**Your objective:**
Return the lines that follow, exactly as they appear, from the first through the one containing "99.85, 99.95, 98.8, 99.2, 99.0, 98.45];"; no pictures are to be included.

**Given data:**
------
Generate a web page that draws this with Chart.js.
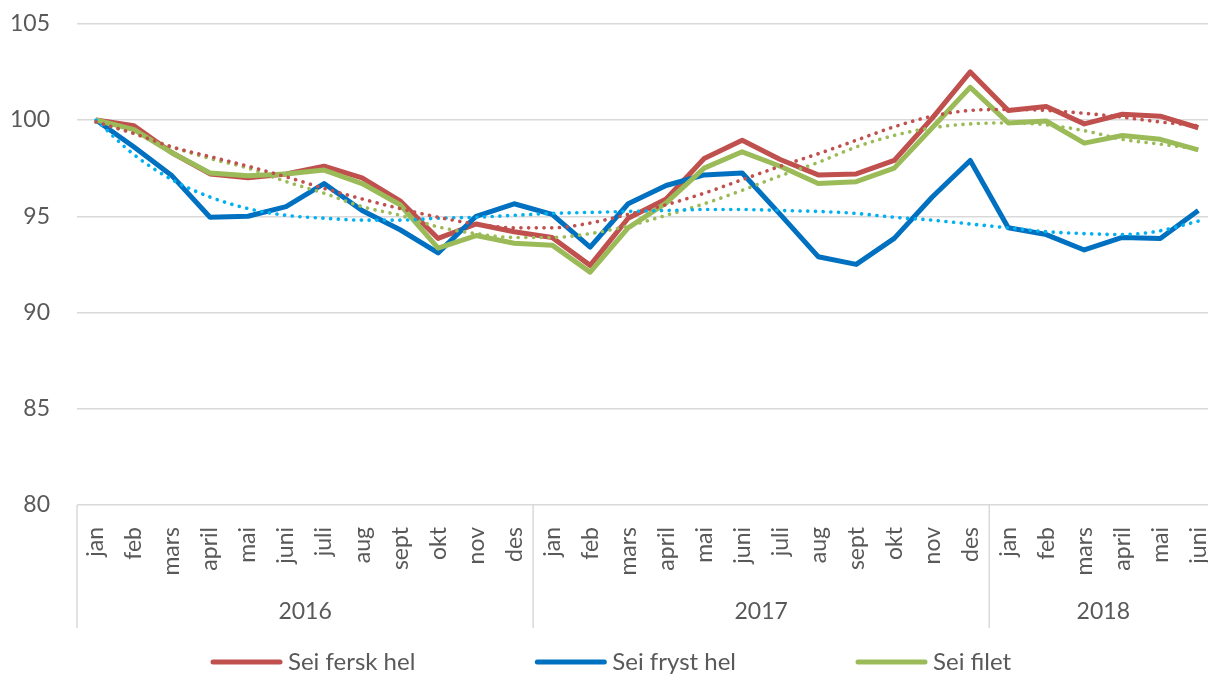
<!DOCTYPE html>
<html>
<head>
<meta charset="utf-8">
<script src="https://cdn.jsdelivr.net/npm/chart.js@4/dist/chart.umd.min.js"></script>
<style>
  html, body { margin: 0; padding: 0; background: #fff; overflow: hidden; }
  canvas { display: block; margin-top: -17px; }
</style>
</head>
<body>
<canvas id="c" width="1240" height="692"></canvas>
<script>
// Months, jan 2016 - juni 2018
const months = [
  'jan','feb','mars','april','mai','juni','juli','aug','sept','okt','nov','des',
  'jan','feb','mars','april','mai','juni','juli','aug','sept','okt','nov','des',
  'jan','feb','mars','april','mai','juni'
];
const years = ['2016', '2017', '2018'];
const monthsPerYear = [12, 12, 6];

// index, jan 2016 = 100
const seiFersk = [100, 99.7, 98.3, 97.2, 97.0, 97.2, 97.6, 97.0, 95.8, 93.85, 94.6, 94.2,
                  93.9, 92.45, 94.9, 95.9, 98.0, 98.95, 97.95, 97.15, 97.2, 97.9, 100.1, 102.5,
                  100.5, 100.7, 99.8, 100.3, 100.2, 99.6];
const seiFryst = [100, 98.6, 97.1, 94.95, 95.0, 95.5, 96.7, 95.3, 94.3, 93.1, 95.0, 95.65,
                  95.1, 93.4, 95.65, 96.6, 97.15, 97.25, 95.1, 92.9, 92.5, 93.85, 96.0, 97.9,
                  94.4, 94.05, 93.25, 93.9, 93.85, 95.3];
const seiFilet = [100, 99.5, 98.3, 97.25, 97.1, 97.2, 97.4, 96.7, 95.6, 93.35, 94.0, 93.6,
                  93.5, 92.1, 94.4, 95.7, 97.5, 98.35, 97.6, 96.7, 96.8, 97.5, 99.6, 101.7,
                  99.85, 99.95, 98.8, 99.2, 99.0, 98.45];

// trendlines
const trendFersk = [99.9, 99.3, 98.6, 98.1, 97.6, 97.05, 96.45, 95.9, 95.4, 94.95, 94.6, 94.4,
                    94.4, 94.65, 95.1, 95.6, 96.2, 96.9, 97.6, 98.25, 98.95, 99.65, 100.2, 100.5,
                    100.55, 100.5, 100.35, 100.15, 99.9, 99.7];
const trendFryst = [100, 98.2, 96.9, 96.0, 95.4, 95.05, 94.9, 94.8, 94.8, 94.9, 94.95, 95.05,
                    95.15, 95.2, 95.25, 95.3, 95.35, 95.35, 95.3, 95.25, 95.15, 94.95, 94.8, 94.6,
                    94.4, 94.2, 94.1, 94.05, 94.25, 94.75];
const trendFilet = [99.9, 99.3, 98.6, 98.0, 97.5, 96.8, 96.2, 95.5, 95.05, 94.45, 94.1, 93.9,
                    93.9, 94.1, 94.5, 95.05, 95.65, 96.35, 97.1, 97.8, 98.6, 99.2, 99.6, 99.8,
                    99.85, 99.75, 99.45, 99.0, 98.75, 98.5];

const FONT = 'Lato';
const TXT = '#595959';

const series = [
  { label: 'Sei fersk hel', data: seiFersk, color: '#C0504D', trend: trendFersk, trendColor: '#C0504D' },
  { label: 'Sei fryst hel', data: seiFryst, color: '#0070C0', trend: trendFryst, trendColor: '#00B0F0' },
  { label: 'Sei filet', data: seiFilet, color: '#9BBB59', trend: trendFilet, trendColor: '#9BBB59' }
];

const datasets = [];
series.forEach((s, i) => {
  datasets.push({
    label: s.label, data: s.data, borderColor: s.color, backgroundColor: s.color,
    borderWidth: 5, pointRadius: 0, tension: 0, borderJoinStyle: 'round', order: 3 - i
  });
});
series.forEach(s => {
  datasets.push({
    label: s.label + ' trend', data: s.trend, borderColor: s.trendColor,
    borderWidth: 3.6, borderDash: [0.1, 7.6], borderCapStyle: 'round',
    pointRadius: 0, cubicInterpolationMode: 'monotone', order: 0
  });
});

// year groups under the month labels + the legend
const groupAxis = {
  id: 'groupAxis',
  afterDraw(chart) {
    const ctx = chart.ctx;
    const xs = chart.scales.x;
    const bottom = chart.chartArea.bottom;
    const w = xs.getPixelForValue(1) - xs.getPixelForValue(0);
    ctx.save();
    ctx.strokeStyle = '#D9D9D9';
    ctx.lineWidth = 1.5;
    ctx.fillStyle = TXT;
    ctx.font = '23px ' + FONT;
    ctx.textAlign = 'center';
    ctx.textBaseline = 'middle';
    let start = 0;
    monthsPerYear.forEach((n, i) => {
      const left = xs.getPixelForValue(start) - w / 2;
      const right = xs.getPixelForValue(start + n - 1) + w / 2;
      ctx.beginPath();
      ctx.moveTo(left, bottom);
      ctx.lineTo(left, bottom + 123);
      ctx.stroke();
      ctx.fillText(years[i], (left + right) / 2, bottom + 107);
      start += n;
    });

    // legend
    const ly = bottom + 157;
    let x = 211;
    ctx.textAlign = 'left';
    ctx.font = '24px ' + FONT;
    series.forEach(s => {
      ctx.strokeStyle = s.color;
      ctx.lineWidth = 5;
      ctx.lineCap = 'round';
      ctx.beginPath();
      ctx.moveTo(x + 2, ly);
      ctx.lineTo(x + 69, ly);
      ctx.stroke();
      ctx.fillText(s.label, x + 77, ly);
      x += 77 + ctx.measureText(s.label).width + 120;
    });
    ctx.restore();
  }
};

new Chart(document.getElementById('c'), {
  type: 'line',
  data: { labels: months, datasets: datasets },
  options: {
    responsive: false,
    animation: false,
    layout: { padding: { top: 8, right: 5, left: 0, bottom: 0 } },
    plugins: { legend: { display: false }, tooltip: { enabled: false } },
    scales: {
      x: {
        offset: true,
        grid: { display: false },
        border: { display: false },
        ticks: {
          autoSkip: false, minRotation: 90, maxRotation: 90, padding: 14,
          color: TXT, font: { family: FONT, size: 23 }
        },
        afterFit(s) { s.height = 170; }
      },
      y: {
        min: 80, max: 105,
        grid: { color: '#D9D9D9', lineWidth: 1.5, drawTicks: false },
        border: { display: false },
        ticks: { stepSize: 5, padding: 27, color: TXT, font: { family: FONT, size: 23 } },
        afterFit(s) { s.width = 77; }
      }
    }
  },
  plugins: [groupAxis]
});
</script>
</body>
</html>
------
**Answer to this task:**
Generate a web page that draws this with Chart.js.
<!DOCTYPE html>
<html>
<head>
<meta charset="utf-8">
<script src="https://cdn.jsdelivr.net/npm/chart.js@4/dist/chart.umd.min.js"></script>
<style>
  html, body { margin: 0; padding: 0; background: #fff; overflow: hidden; }
  canvas { display: block; margin-top: -17px; }
</style>
</head>
<body>
<canvas id="c" width="1240" height="692"></canvas>
<script>
// Months, jan 2016 - juni 2018
const months = [
  'jan','feb','mars','april','mai','juni','juli','aug','sept','okt','nov','des',
  'jan','feb','mars','april','mai','juni','juli','aug','sept','okt','nov','des',
  'jan','feb','mars','april','mai','juni'
];
const years = ['2016', '2017', '2018'];
const monthsPerYear = [12, 12, 6];

// index, jan 2016 = 100
const seiFersk = [100, 99.7, 98.3, 97.2, 97.0, 97.2, 97.6, 97.0, 95.8, 93.85, 94.6, 94.2,
                  93.9, 92.45, 94.9, 95.9, 98.0, 98.95, 97.95, 97.15, 97.2, 97.9, 100.1, 102.5,
                  100.5, 100.7, 99.8, 100.3, 100.2, 99.6];
const seiFryst = [100, 98.6, 97.1, 94.95, 95.0, 95.5, 96.7, 95.3, 94.3, 93.1, 95.0, 95.65,
                  95.1, 93.4, 95.65, 96.6, 97.15, 97.25, 95.1, 92.9, 92.5, 93.85, 96.0, 97.9,
                  94.4, 94.05, 93.25, 93.9, 93.85, 95.3];
const seiFilet = [100, 99.5, 98.3, 97.25, 97.1, 97.2, 97.4, 96.7, 95.6, 93.35, 94.0, 93.6,
                  93.5, 92.1, 94.4, 95.7, 97.5, 98.35, 97.6, 96.7, 96.8, 97.5, 99.6, 101.7,
                  99.85, 99.95, 98.8, 99.2, 99.0, 98.45];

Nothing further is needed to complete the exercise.